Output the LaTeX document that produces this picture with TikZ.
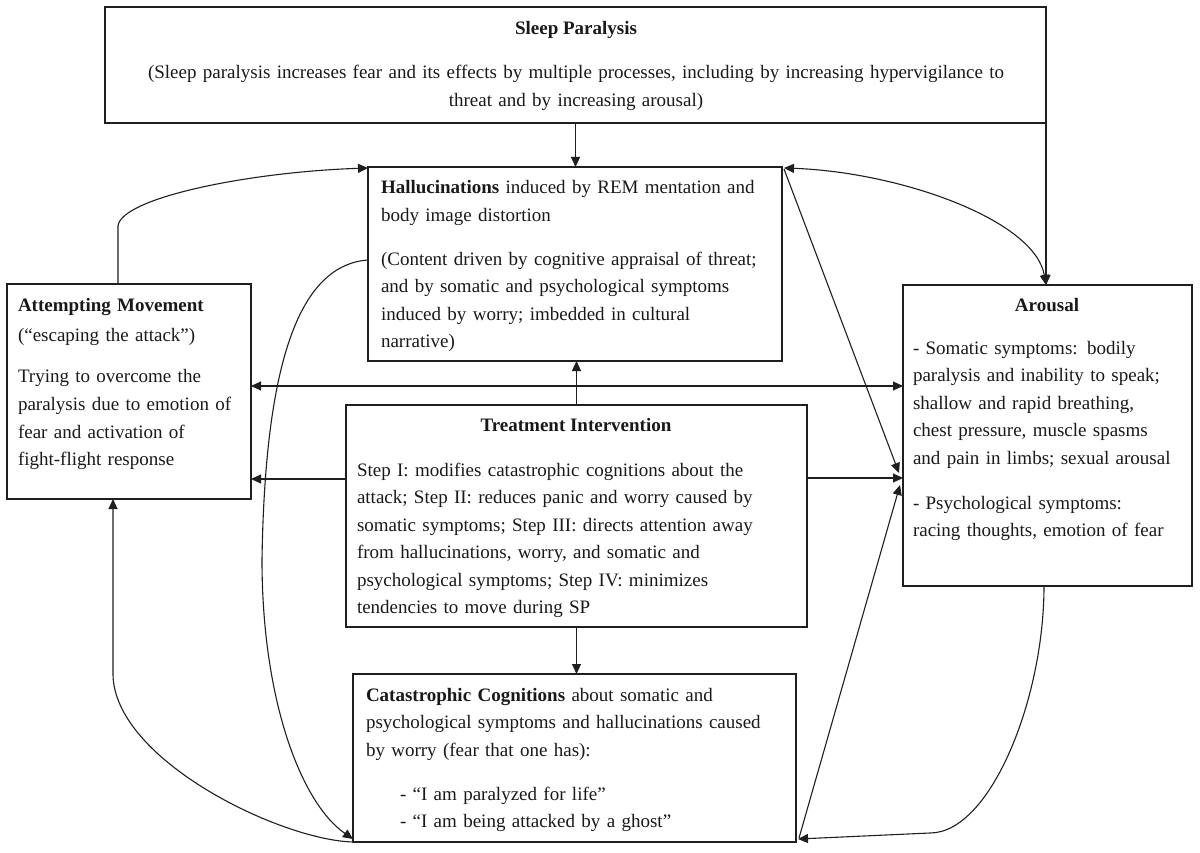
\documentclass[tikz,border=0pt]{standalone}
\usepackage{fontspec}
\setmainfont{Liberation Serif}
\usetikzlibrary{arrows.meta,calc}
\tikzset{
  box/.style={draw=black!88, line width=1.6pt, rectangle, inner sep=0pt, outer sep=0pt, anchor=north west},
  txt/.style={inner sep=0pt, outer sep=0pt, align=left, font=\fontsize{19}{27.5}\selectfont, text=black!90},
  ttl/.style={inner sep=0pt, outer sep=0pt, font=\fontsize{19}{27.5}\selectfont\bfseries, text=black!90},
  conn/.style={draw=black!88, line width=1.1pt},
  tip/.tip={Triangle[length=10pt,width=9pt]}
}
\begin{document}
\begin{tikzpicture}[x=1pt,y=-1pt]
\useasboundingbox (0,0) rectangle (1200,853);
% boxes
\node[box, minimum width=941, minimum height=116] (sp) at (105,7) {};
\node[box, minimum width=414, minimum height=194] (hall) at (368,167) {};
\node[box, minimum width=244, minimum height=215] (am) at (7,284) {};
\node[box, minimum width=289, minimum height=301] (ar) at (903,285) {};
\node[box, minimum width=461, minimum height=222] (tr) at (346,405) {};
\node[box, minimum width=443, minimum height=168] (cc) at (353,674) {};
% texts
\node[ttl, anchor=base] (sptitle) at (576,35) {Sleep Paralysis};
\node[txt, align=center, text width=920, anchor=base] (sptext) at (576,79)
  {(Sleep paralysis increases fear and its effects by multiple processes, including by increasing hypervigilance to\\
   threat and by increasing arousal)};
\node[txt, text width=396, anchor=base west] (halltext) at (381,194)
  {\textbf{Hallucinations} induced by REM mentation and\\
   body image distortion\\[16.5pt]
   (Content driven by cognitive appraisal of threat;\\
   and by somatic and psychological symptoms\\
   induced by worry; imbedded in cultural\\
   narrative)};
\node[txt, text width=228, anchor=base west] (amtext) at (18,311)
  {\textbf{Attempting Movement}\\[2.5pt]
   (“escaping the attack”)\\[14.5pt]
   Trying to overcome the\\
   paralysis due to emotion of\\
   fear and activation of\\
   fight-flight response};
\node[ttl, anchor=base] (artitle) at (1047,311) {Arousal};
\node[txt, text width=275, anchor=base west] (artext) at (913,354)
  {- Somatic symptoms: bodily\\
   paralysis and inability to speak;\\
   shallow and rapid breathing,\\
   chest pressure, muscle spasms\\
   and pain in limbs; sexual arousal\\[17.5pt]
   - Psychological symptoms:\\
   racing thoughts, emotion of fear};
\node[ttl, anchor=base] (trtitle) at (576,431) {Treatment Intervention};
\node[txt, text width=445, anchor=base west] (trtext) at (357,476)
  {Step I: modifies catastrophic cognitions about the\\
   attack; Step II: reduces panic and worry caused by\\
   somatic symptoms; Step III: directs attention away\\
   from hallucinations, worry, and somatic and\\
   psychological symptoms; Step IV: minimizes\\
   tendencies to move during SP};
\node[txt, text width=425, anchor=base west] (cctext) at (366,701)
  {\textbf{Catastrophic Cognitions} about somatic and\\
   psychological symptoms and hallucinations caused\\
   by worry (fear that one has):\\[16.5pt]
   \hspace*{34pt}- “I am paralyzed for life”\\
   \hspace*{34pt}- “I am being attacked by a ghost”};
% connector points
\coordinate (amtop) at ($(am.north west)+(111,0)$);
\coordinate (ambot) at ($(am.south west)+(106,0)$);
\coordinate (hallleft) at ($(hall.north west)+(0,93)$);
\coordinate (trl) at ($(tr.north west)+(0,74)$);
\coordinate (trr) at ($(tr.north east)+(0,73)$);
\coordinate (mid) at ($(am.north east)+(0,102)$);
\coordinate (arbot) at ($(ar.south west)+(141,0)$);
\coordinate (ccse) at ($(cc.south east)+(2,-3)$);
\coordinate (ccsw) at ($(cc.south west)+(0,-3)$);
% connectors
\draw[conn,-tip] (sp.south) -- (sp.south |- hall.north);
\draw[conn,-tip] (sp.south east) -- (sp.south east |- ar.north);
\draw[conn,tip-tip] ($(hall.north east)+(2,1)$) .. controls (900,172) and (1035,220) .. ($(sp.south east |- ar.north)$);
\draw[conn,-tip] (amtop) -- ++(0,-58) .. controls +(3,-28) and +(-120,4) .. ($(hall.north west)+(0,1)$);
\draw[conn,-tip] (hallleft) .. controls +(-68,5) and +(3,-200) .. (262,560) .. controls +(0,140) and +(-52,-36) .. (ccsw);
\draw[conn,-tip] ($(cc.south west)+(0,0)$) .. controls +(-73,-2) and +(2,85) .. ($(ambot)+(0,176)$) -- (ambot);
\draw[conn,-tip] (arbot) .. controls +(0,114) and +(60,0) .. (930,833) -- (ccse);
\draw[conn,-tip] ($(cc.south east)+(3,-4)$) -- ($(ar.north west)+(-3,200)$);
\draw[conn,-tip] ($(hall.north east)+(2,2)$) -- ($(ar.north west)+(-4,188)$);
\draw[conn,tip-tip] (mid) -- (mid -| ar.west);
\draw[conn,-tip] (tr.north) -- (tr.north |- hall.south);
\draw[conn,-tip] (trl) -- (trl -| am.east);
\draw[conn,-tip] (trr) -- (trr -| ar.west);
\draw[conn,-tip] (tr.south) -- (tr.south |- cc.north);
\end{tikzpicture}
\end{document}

===

* Instruction: Reproduce the material above in full, exactly, with no images.

* Correct response:
Output the LaTeX document that produces this picture with TikZ.
\documentclass[tikz,border=0pt]{standalone}
\usepackage{fontspec}
\setmainfont{Liberation Serif}
\usetikzlibrary{arrows.meta,calc}
\tikzset{
  box/.style={draw=black!88, line width=1.6pt, rectangle, inner sep=0pt, outer sep=0pt, anchor=north west},
  txt/.style={inner sep=0pt, outer sep=0pt, align=left, font=\fontsize{19}{27.5}\selectfont, text=black!90},
  ttl/.style={inner sep=0pt, outer sep=0pt, font=\fontsize{19}{27.5}\selectfont\bfseries, text=black!90},
  conn/.style={draw=black!88, line width=1.1pt},
  tip/.tip={Triangle[length=10pt,width=9pt]}
}
\begin{document}
\begin{tikzpicture}[x=1pt,y=-1pt]
\useasboundingbox (0,0) rectangle (1200,853);
% boxes
\node[box, minimum width=941, minimum height=116] (sp) at (105,7) {};
\node[box, minimum width=414, minimum height=194] (hall) at (368,167) {};
\node[box, minimum width=244, minimum height=215] (am) at (7,284) {};
\node[box, minimum width=289, minimum height=301] (ar) at (903,285) {};
\node[box, minimum width=461, minimum height=222] (tr) at (346,405) {};
\node[box, minimum width=443, minimum height=168] (cc) at (353,674) {};
% texts
\node[ttl, anchor=base] (sptitle) at (576,35) {Sleep Paralysis};
\node[txt, align=center, text width=920, anchor=base] (sptext) at (576,79)
  {(Sleep paralysis increases fear and its effects by multiple processes, including by increasing hypervigilance to\\
   threat and by increasing arousal)};
\node[txt, text width=396, anchor=base west] (halltext) at (381,194)
  {\textbf{Hallucinations} induced by REM mentation and\\
   body image distortion\\[16.5pt]
   (Content driven by cognitive appraisal of threat;\\
   and by somatic and psychological symptoms\\
   induced by worry; imbedded in cultural\\
   narrative)};
\node[txt, text width=228, anchor=base west] (amtext) at (18,311)
  {\textbf{Attempting Movement}\\[2.5pt]
   (“escaping the attack”)\\[14.5pt]
   Trying to overcome the\\
   paralysis due to emotion of\\
   fear and activation of\\
   fight-flight response};
\node[ttl, anchor=base] (artitle) at (1047,311) {Arousal};
\node[txt, text width=275, anchor=base west] (artext) at (913,354)
  {- Somatic symptoms: bodily\\
   paralysis and inability to speak;\\
   shallow and rapid breathing,\\
   chest pressure, muscle spasms\\
   and pain in limbs; sexual arousal\\[17.5pt]
   - Psychological symptoms:\\
   racing thoughts, emotion of fear};
\node[ttl, anchor=base] (trtitle) at (576,431) {Treatment Intervention};
\node[txt, text width=445, anchor=base west] (trtext) at (357,476)
  {Step I: modifies catastrophic cognitions about the\\
   attack; Step II: reduces panic and worry caused by\\
   somatic symptoms; Step III: directs attention away\\
   from hallucinations, worry, and somatic and\\
   psychological symptoms; Step IV: minimizes\\
   tendencies to move during SP};
\node[txt, text width=425, anchor=base west] (cctext) at (366,701)
  {\textbf{Catastrophic Cognitions} about somatic and\\
   psychological symptoms and hallucinations caused\\
   by worry (fear that one has):\\[16.5pt]
   \hspace*{34pt}- “I am paralyzed for life”\\
   \hspace*{34pt}- “I am being attacked by a ghost”};
% connector points
\coordinate (amtop) at ($(am.north west)+(111,0)$);
\coordinate (ambot) at ($(am.south west)+(106,0)$);
\coordinate (hallleft) at ($(hall.north west)+(0,93)$);
\coordinate (trl) at ($(tr.north west)+(0,74)$);
\coordinate (trr) at ($(tr.north east)+(0,73)$);
\coordinate (mid) at ($(am.north east)+(0,102)$);
\coordinate (arbot) at ($(ar.south west)+(141,0)$);
\coordinate (ccse) at ($(cc.south east)+(2,-3)$);
\coordinate (ccsw) at ($(cc.south west)+(0,-3)$);
% connectors
\draw[conn,-tip] (sp.south) -- (sp.south |- hall.north);
\draw[conn,-tip] (sp.south east) -- (sp.south east |- ar.north);
\draw[conn,tip-tip] ($(hall.north east)+(2,1)$) .. controls (900,172) and (1035,220) .. ($(sp.south east |- ar.north)$);
\draw[conn,-tip] (amtop) -- ++(0,-58) .. controls +(3,-28) and +(-120,4) .. ($(hall.north west)+(0,1)$);
\draw[conn,-tip] (hallleft) .. controls +(-68,5) and +(3,-200) .. (262,560) .. controls +(0,140) and +(-52,-36) .. (ccsw);
\draw[conn,-tip] ($(cc.south west)+(0,0)$) .. controls +(-73,-2) and +(2,85) .. ($(ambot)+(0,176)$) -- (ambot);
\draw[conn,-tip] (arbot) .. controls +(0,114) and +(60,0) .. (930,833) -- (ccse);
\draw[conn,-tip] ($(cc.south east)+(3,-4)$) -- ($(ar.north west)+(-3,200)$);
\draw[conn,-tip] ($(hall.north east)+(2,2)$) -- ($(ar.north west)+(-4,188)$);
\draw[conn,tip-tip] (mid) -- (mid -| ar.west);
\draw[conn,-tip] (tr.north) -- (tr.north |- hall.south);
\draw[conn,-tip] (trl) -- (trl -| am.east);
\draw[conn,-tip] (trr) -- (trr -| ar.west);
\draw[conn,-tip] (tr.south) -- (tr.south |- cc.north);
\end{tikzpicture}
\end{document}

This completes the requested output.